Take the lines from the top down to and including the one with "0, interval: 1" and repeat them exactly. Omit images.

##### Provided information #####

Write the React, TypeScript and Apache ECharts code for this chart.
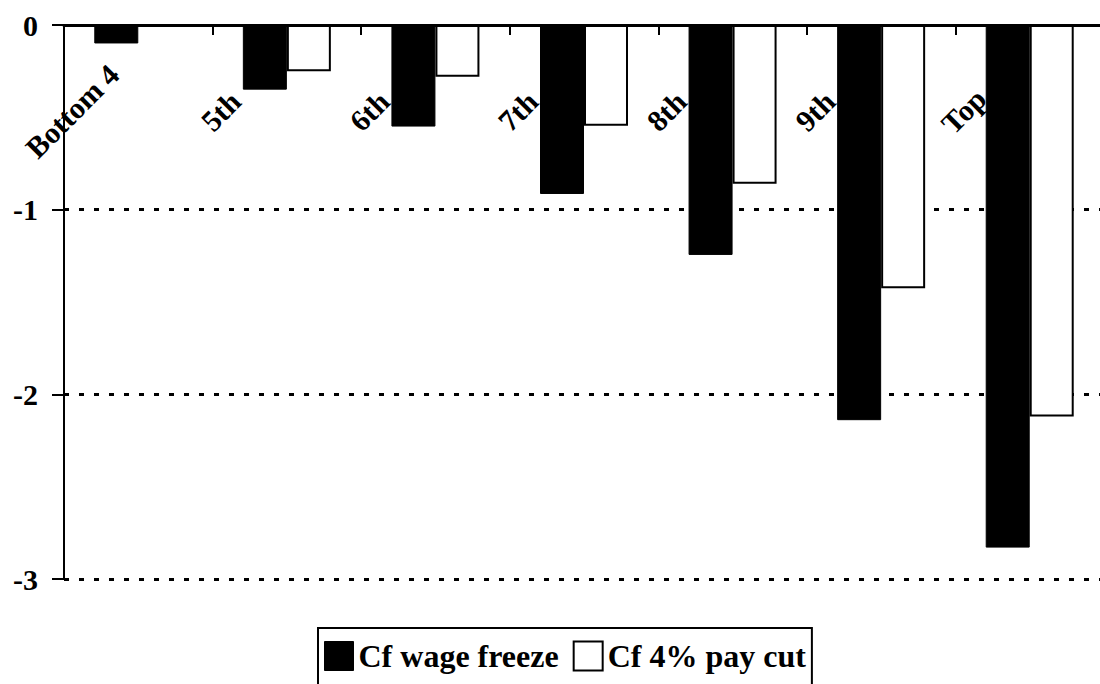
import React, { useEffect, useRef } from "react";
import * as echarts from "echarts";

const categories = ["Bottom 4", "5th", "6th", "7th", "8th", "9th", "Top"];
const wageFreeze = [-0.1, -0.35, -0.55, -0.915, -1.245, -2.14, -2.83];
const payCut = [0, -0.25, -0.28, -0.545, -0.86, -1.425, -2.12];
const seriesNames = ["Cf wage freeze", "Cf 4% pay cut"];
const yTicks = { min: -3, max: 0, interval: 1 };

const FONT = "'Liberation Serif', 'Times New Roman', serif";

export default function App() {
  const ref = useRef<HTMLDivElement>(null);
  useEffect(() => {
    if (!ref.current) return;
    const chart = echarts.init(ref.current, undefined, { renderer: "svg" });
    chart.setOption({
      animation: false,
      backgroundColor: "#ffffff",
      grid: { left: 64, top: 25, width: 1040, height: 554, containLabel: false, outerBoundsMode: "none" },
      legend: {
        data: [
          { name: seriesNames[0], icon: "rect", itemStyle: { color: "#000", borderColor: "#000", borderWidth: 1 } },
          { name: seriesNames[1], icon: "rect", itemStyle: { color: "#fff", borderColor: "#000", borderWidth: 2 } },
        ],
        left: 318,
        top: 628,
        itemWidth: 29,
        itemHeight: 29,
        itemGap: 14,
        padding: [12, 6, 30, 6],
        borderColor: "#000",
        borderWidth: 2,
        textStyle: { fontFamily: FONT, fontWeight: 700, fontSize: 32, color: "#000" },
      },
      xAxis: {
        type: "category",
        data: categories,
        position: "bottom",
        offset: -554,
        axisLine: { onZero: false, lineStyle: { color: "#000", width: 3 } },
        axisTick: { show: true, length: 10, lineStyle: { color: "#000", width: 2 } },
        axisLabel: {
          interval: 0,
          rotate: 45,
          align: "center",
          verticalAlign: "middle",
          margin: 20,
          padding: [0, 187, 0, 0],
          fontFamily: FONT,
          fontWeight: 700,
          fontSize: 30,
          color: "#000",
        },
        splitLine: { show: false },
      },
      yAxis: {
        type: "value",
        min: yTicks.min,
        max: yTicks.max,
        interval: yTicks.interval,
        axisLine: { show: true, lineStyle: { color: "#000", width: 2 } },
        axisTick: { show: true, length: 12, lineStyle: { color: "#000", width: 2 } },
        axisLabel: {
          margin: 26,
          fontFamily: FONT,
          fontWeight: 700,
          fontSize: 30,
          color: "#000",
        },
        splitLine: { show: true, lineStyle: { color: "#000", width: 3, type: [5, 10] } },
      },
      series: [
        {
          name: seriesNames[0],
          type: "bar",
          data: wageFreeze,
          barWidth: 44,
          barGap: "0%",
          itemStyle: { color: "#000", borderColor: "#000", borderWidth: 1 },
        },
        {
          name: seriesNames[1],
          type: "bar",
          data: payCut,
          barWidth: 44,
          barGap: "0%",
          itemStyle: { color: "#fff", borderColor: "#000", borderWidth: 2 },
        },
      ],
    });
    return () => chart.dispose();
  }, []);
  return (
    <div
      ref={ref}
      style={{ position: "absolute", left: 0, top: 0, width: 1100, height: 684, background: "#fff" }}
    />
  );
}
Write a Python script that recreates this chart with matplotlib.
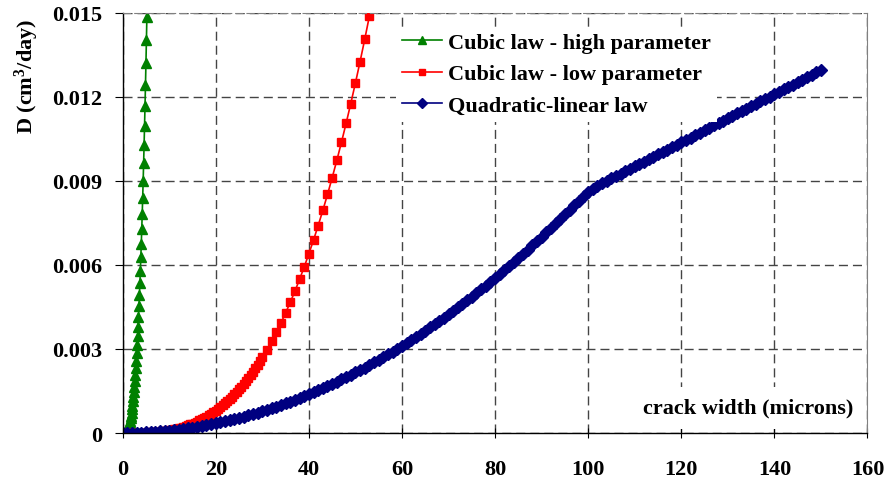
import matplotlib
matplotlib.use("Agg")
import matplotlib.pyplot as plt
import numpy as np

plt.rcParams['font.family'] = ['Liberation Serif', 'DejaVu Serif']
plt.rcParams['font.weight'] = 'bold'
plt.rcParams['font.size'] = 16

# D values below are in units of 1e-4 cm3/day
# cubic law, high parameter (crack width step 0.1 micron)
high_x = np.arange(0, 5.25, 0.1)
high_d = [0, 0.001, 0.008, 0.029, 0.068, 0.132, 0.228, 0.363, 0.541, 0.771,
          1.057, 1.407, 1.826, 2.322, 2.900, 3.567, 4.330, 5.193, 6.164, 7.250,
          8.456, 9.789, 11.255, 12.861, 14.612, 16.516, 18.578, 20.805, 23.203, 25.779,
          28.539, 31.489, 34.636, 37.985, 41.544, 45.319, 49.315, 53.540, 58.000, 62.700,
          67.648, 72.850, 78.311, 84.039, 90.039, 96.319, 102.884, 109.741, 116.896, 124.355,
          132.125, 140.212, 148.623]

# cubic law, low parameter: fine steps up to 30 microns, then 1 micron steps
low_x = list(np.arange(0, 30.5, 0.5)) + list(range(31, 54))
low_d = [0, 0.0001, 0.001, 0.0034, 0.008, 0.0156, 0.027, 0.0429, 0.064, 0.091,
         0.125, 0.166, 0.216, 0.275, 0.343, 0.422, 0.512, 0.614, 0.729, 0.857,
         1.0, 1.158, 1.331, 1.521, 1.728, 1.953, 2.197, 2.460, 2.744, 3.049,
         3.375, 3.724, 4.096, 4.492, 4.913, 5.359, 5.832, 6.332, 6.859, 7.415,
         8.0, 8.615, 9.261, 9.938, 10.648, 11.391, 12.167, 12.978, 13.824, 14.706,
         15.625, 16.581, 17.576, 18.610, 19.683, 20.797, 21.952, 23.149, 24.389, 25.672,
         27.0,
         29.79, 32.77, 35.94, 39.30, 42.88, 46.66, 50.65, 54.87, 59.32, 64.0,
         68.92, 74.09, 79.51, 85.18, 91.13, 97.34, 103.82, 110.59, 117.65, 125.0,
         132.65, 140.61, 148.88]

# quadratic-linear law, 1 micron steps
quad_x = np.arange(0, 151)
quad_d = [0, 0.009, 0.035, 0.078, 0.138, 0.216, 0.311, 0.424, 0.554, 0.701,
          0.865, 1.047, 1.246, 1.462, 1.695, 1.946, 2.214, 2.500, 2.803, 3.123,
          3.46, 3.815, 4.187, 4.576, 4.982, 5.406, 5.847, 6.306, 6.782, 7.275,
          7.785, 8.313, 8.858, 9.420, 9.999, 10.596, 11.210, 11.842, 12.491, 13.157,
          13.84, 14.541, 15.259, 15.994, 16.746, 17.516, 18.303, 19.108, 19.930, 20.769,
          21.625, 22.499, 23.390, 24.298, 25.223, 26.166, 27.126, 28.104, 29.099, 30.111,
          31.14, 32.187, 33.251, 34.332, 35.430, 36.546, 37.679, 38.830, 39.998, 41.183,
          42.385, 43.605, 44.842, 46.096, 47.367, 48.656, 49.962, 51.286, 52.627, 53.985,
          55.36, 56.753, 58.163, 59.590, 61.034, 62.496, 63.975, 65.472, 66.986, 68.517,
          70.065, 71.631, 73.214, 74.814, 76.431, 78.066, 79.718, 81.388, 83.0, 84.6,
          86.0, 87.2, 88.2, 89.1, 90.0, 90.9, 91.76, 92.62, 93.48, 94.34,
          95.2, 96.06, 96.92, 97.78, 98.64, 99.5, 100.36, 101.22, 102.08, 102.94,
          103.8, 104.66, 105.52, 106.38, 107.24, 108.1, 108.96, 109.82, 110.68, 111.54,
          112.4, 113.26, 114.12, 114.98, 115.84, 116.7, 117.56, 118.42, 119.28, 120.14,
          121.0, 121.86, 122.72, 123.58, 124.44, 125.3, 126.16, 127.02, 127.88, 128.74,
          129.6]

labels = ['Cubic law - high parameter', 'Cubic law - low parameter', 'Quadratic-linear law']
x_ticks = np.arange(0, 161, 20)
y_ticks = [0, 0.003, 0.006, 0.009, 0.012, 0.015]
y_tick_labels = ['0', '0.003', '0.006', '0.009', '0.012', '0.015']

fig = plt.figure(figsize=(8.87, 4.81), dpi=100)
ax = fig.add_axes([0.1383, 0.0977, 0.8397, 0.8733])

ax.plot(high_x, np.array(high_d) * 1e-4, color='#008000', marker='^', ms=6.5, lw=1.2,
        label=labels[0])
ax.plot(low_x, np.array(low_d) * 1e-4, color='#ff0000', marker='s', ms=5.5, lw=1.2,
        label=labels[1])
ax.plot(quad_x, np.array(quad_d) * 1e-4, color='#000080', marker='D', ms=6, lw=1.2,
        label=labels[2])

ax.set_xlim(0, 160)
ax.set_ylim(0, 0.015)
ax.set_xticks(x_ticks)
ax.set_yticks(y_ticks)
ax.set_yticklabels(y_tick_labels)

ax.set_axisbelow(True)
ax.grid(True, color='#444444', lw=1, linestyle=(0, (6.5, 3.6)))
ax.spines['top'].set_color('#808080')
ax.spines['top'].set_linestyle((0, (6.5, 3.6)))
ax.spines['right'].set_color('#808080')
ax.spines['left'].set_linewidth(1)
ax.spines['bottom'].set_linewidth(1)
ax.tick_params(axis='x', direction='inout', length=7, pad=15)
ax.tick_params(axis='y', direction='out', length=5.5, pad=9)

ax.text(-0.128, 0.852, r'D (cm$\mathregular{^3}$/day)', rotation=90,
        ha='center', va='center', transform=ax.transAxes)
ax.text(0.84, 0.06, 'crack width (microns)', ha='center', va='center',
        transform=ax.transAxes, zorder=3,
        bbox=dict(facecolor='white', edgecolor='none', pad=8))

leg = ax.legend(loc='upper left', bbox_to_anchor=(0.361, 0.978), frameon=True,
                handlelength=1.8, handletextpad=0.3, labelspacing=0.5,
                borderpad=0.25, borderaxespad=0.2, fancybox=False, markerscale=0.85)
leg.get_frame().set_edgecolor('none')
leg.get_frame().set_facecolor('white')
leg.get_frame().set_alpha(1)

fig.savefig('out.png', dpi=100)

#####

■ Solution to the problem ■
Write the React, TypeScript and Apache ECharts code for this chart.
import React, { useEffect, useRef } from "react";
import * as echarts from "echarts";

const categories = ["Bottom 4", "5th", "6th", "7th", "8th", "9th", "Top"];
const wageFreeze = [-0.1, -0.35, -0.55, -0.915, -1.245, -2.14, -2.83];
const payCut = [0, -0.25, -0.28, -0.545, -0.86, -1.425, -2.12];
const seriesNames = ["Cf wage freeze", "Cf 4% pay cut"];
const yTicks = { min: -3, max: 0, interval: 1 };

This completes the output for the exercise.